As mentioned earlier, it’s mostly up to you to decide how much to apply to the vocals, and where. Again, I don’t recommend using this tool, but it can be helpful in some circumstances.
Understanding and using the “quantize tool”
The tool next to the “correct pitch macro” is called the “quantize tool”. See the image below for a reference.
Its purpose is to move the vocals closer to a more precise point within the time signature. With this tool you’ll want to make sure your vocals are properly divided from one ending of a word to the next; otherwise, the quantize tool will most likely move incorrect portions of the vocals around and do exactly the opposite of what it’s meant to do.
Highlight a portion or all of the vocals you want to quantize. I suggest if you’re going to use this tool, to work in small 10 second increments to decrease the possibility of mistakes. Click on the “quantize” button, and you’ll see something like the image below.
Depending on how far off the timing is on your vocals will determine which groove reference you’ll choose. If the vocals are off by more than an 8th note I would suggest choosing the “1/4” reference. In the instance where you choose “1/4” and also slide the bar to 100%, Melodyne will take any part of the vocals, from the start of their separations, and slide them over to the nearest downbeat within a 4 beat measure. If you have them properly separated, it might work fine; however, this is one of those tools you need to learn and understand when it’s best to use it.

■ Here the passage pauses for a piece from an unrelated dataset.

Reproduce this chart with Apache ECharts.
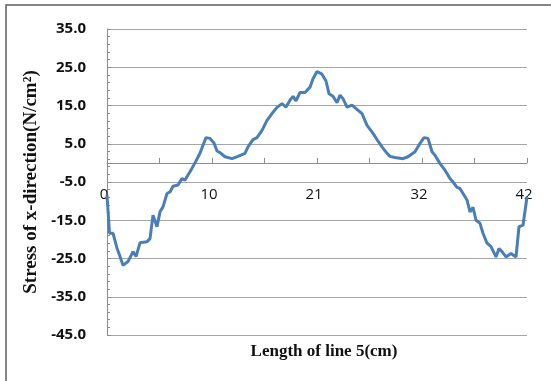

Use note assignment mode to fix analyzing errors
This next tool is, from my experience, very rarely needed, but can make a huge difference with troublesome notes. Sometimes Melodyne will analyze a pitch incorrectly, and place it where it shouldn’t be. Check out the image below.
The highlighted area is where Melodyne incorrectly analyzed a pitch. To fix this, let’s go to note assignment mode.
Click on the tool highlighted in the image above to access note assignment mode. Then click and hold on the note you want Melodyne to analyze again, and bring it closer to where it should be.
Melodyne will re-analyze the note once you go back into “edit mode”, and this will in turn make it easier to correct the pitch of that note without creating unwanted artefacts.
There are so many instances where multiple tools can fix the same issue, but one tool will do it best. That’s where your intuition comes into play from experience. So make sure to practice as often as you can, even if it means practising on your own voice, and don’t be afraid to experiment.